Aujourd’hui déjà, certaines familles comprennent mal le fonctionnement de la prime d’activité ou les conséquences d’un changement de situation sur le RSA. Ajouter un système unique peut améliorer l’ensemble ou, au contraire, rendre les règles plus opaques si la fusion n’est pas correctement expliquée.
Les travailleurs sociaux en première ligne
Les assistantes sociales, les conseillers départementaux et les agents des caisses d’allocations seront les premiers confrontés à cette transformation. Le gouvernement promet un outil numérique centralisé, présenté comme un futur « social.gouv.fr », censé simplifier l’accompagnement. Mais les travailleurs sociaux soulignent une réalité différente : fusionner les aides impose une période de transition qui peut durer plusieurs années. Les usagers devront être informés individuellement, leurs dossiers réévalués, leurs droits recalculés.
Cette transition demande du temps, des moyens et un effort pédagogique considérable. Or, les services sociaux sont déjà sous tension, avec une augmentation des sollicitations et une baisse des effectifs dans certains départements.
Un calendrier serré pour une réforme lourde
Le dépôt du projet de loi en décembre laisse entrevoir une adoption au premier semestre 2026 si le texte suit le parcours législatif classique. Cela laisse peu de temps pour mener les concertations nécessaires, ajuster les barèmes et prévoir les outils techniques permettant la fusion des prestations.
Les départements, responsables d’une partie de ces aides, demandent déjà des garanties. Beaucoup réclament des simulations, des estimations claires et une visibilité budgétaire. Ils redoutent d’être confrontés à un système flou qu’ils devront expliquer aux habitants sans disposer des outils adaptés.
2026 : l’année des bascules financières
Si la réforme est adoptée, 2026 deviendra l’année où les premiers foyers verront leur nouveau versement apparaître sur leur compte. Ce changement peut rééquilibrer certains budgets mais dans d’autres cas provoquer des pertes importantes. Les associations de défense des allocataires réclament la mise en place d’un mécanisme compensatoire temporaire, afin de garantir qu’aucun foyer ne perde brutalement plusieurs dizaines ou centaines d’euros.
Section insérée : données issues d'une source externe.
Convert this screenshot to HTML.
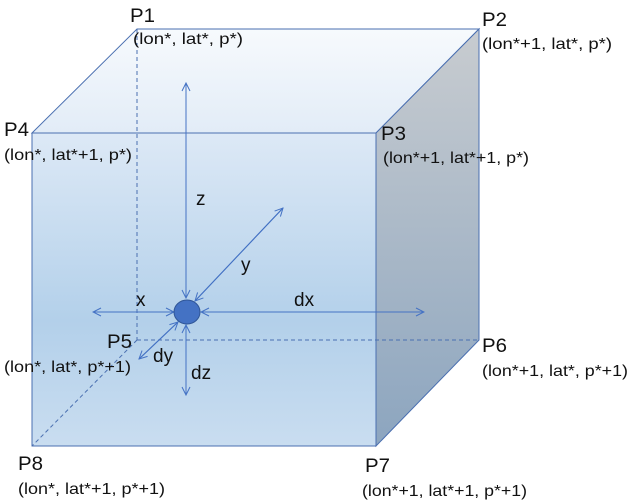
<!DOCTYPE html>
<html><head><style>body{margin:0;background:#fff}svg{display:block}text{font-family:"Liberation Sans",sans-serif;fill:#111}</style></head><body>
<svg width="633" height="503" viewBox="0 0 633 503">
<defs>
<linearGradient id="f" x1="0" y1="0" x2="0" y2="1"><stop offset="0" stop-color="#dde9f6"/><stop offset="0.6" stop-color="#b3d0ea"/><stop offset="1" stop-color="#c9ddf0"/></linearGradient>
<linearGradient id="t" x1="0" y1="0" x2="0" y2="1"><stop offset="0" stop-color="#f7fafd"/><stop offset="1" stop-color="#e2ecf7"/></linearGradient>
<linearGradient id="s" x1="0" y1="0" x2="0" y2="1"><stop offset="0" stop-color="#c8ccd0"/><stop offset="1" stop-color="#8ca5bf"/></linearGradient>
<marker id="a" markerWidth="10" markerHeight="10" refX="9" refY="5" orient="auto" markerUnits="userSpaceOnUse"><path d="M1,1 L9,5 L1,9" fill="none" stroke="#4472c4" stroke-width="1"/></marker>
</defs>
<polygon points="32,133 137,29 479,29 376,133" fill="url(#t)" stroke="#4a6fb0" stroke-width="1"/>
<polygon points="376,133 479,29 479,340 376,446" fill="url(#s)" stroke="#4a6fb0" stroke-width="1"/>
<rect x="32" y="133" width="344" height="313" fill="url(#f)" stroke="#4a6fb0" stroke-width="1"/>
<g stroke="#4a6fb0" stroke-width="1" stroke-dasharray="4,3" fill="none">
<line x1="137" y1="29" x2="137" y2="340"/><line x1="137" y1="340" x2="479" y2="340"/><line x1="137" y1="340" x2="32" y2="446"/>
</g>
<g stroke="#4472c4" stroke-width="1" fill="none">
<line x1="186" y1="298" x2="186" y2="83" marker-end="url(#a)"/>
<line x1="186" y1="83" x2="186" y2="298" marker-end="url(#a)"/>
<line x1="186" y1="325" x2="186" y2="395" marker-end="url(#a)"/>
<line x1="186" y1="395" x2="186" y2="325" marker-end="url(#a)"/>
<line x1="174" y1="312" x2="93" y2="312" marker-end="url(#a)"/>
<line x1="93" y1="312" x2="174" y2="312" marker-end="url(#a)"/>
<line x1="201" y1="312" x2="424" y2="312" marker-end="url(#a)"/>
<line x1="424" y1="312" x2="201" y2="312" marker-end="url(#a)"/>
<line x1="195" y1="301" x2="283" y2="208" marker-end="url(#a)"/>
<line x1="283" y1="208" x2="195" y2="301" marker-end="url(#a)"/>
<line x1="178" y1="322" x2="139" y2="359" marker-end="url(#a)"/>
<line x1="139" y1="359" x2="178" y2="322" marker-end="url(#a)"/>
</g>
<ellipse cx="187" cy="312" rx="13" ry="12" fill="#4472c4" stroke="#2f5597"/>
<g font-size="19">
<text x="130" y="22" textLength="25" lengthAdjust="spacingAndGlyphs">P1</text><text x="482" y="26" textLength="25" lengthAdjust="spacingAndGlyphs">P2</text><text x="4" y="136" textLength="25" lengthAdjust="spacingAndGlyphs">P4</text><text x="381" y="140" textLength="25" lengthAdjust="spacingAndGlyphs">P3</text>
<text x="107" y="348" textLength="25" lengthAdjust="spacingAndGlyphs">P5</text><text x="482" y="352" textLength="25" lengthAdjust="spacingAndGlyphs">P6</text><text x="18" y="470" textLength="25" lengthAdjust="spacingAndGlyphs">P8</text><text x="365" y="472" textLength="25" lengthAdjust="spacingAndGlyphs">P7</text>
<text x="196" y="205">z</text><text x="241" y="271">y</text><text x="136" y="306">x</text><text x="294" y="306">dx</text><text x="153" y="362">dy</text><text x="191" y="379">dz</text>
</g>
<g font-size="16">
<text x="133" y="44" textLength="110" lengthAdjust="spacingAndGlyphs">(lon*, lat*, p*)</text><text x="482" y="49" textLength="130" lengthAdjust="spacingAndGlyphs">(lon*+1, lat*, p*)</text>
<text x="4" y="160" textLength="128" lengthAdjust="spacingAndGlyphs">(lon*, lat*+1, p*)</text><text x="383" y="163" textLength="146" lengthAdjust="spacingAndGlyphs">(lon*+1, lat*+1, p*)</text>
<text x="4" y="372" textLength="127" lengthAdjust="spacingAndGlyphs">(lon*, lat*, p*+1)</text><text x="482" y="376" textLength="146" lengthAdjust="spacingAndGlyphs">(lon*+1, lat*, p*+1)</text>
<text x="18" y="494" textLength="147" lengthAdjust="spacingAndGlyphs">(lon*, lat*+1, p*+1)</text><text x="362" y="496" textLength="165" lengthAdjust="spacingAndGlyphs">(lon*+1, lat*+1, p*+1)</text>
</g>
</svg>
</body></html>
Pour l’heure, le gouvernement n’a pas évoqué de filet de sécurité financier. Il insiste sur une volonté de simplification, mais sans détailler comment seront évités les effets collatéraux.
Vers une transformation profonde mais encore floue
La réforme peut transformer positivement le paysage social si elle est bien calibrée. Mais elle peut aussi fragiliser les foyers les plus précaires si les calculs écrasent les particularités individuelles. Les Français attendent des réponses concrètes. À ce stade, le sentiment dominant est l’incertitude. Les prochaines semaines seront décisives : barèmes, modalités, simulations, calendrier… tout reste à clarifier. Ce chantier pourrait redessiner durablement le visage de la solidarité en France. Mais pour beaucoup, l’essentiel reste simple : perdront-ils de l’argent ? Tant que le gouvernement ne publie pas les chiffres précis, la question demeure ouverte.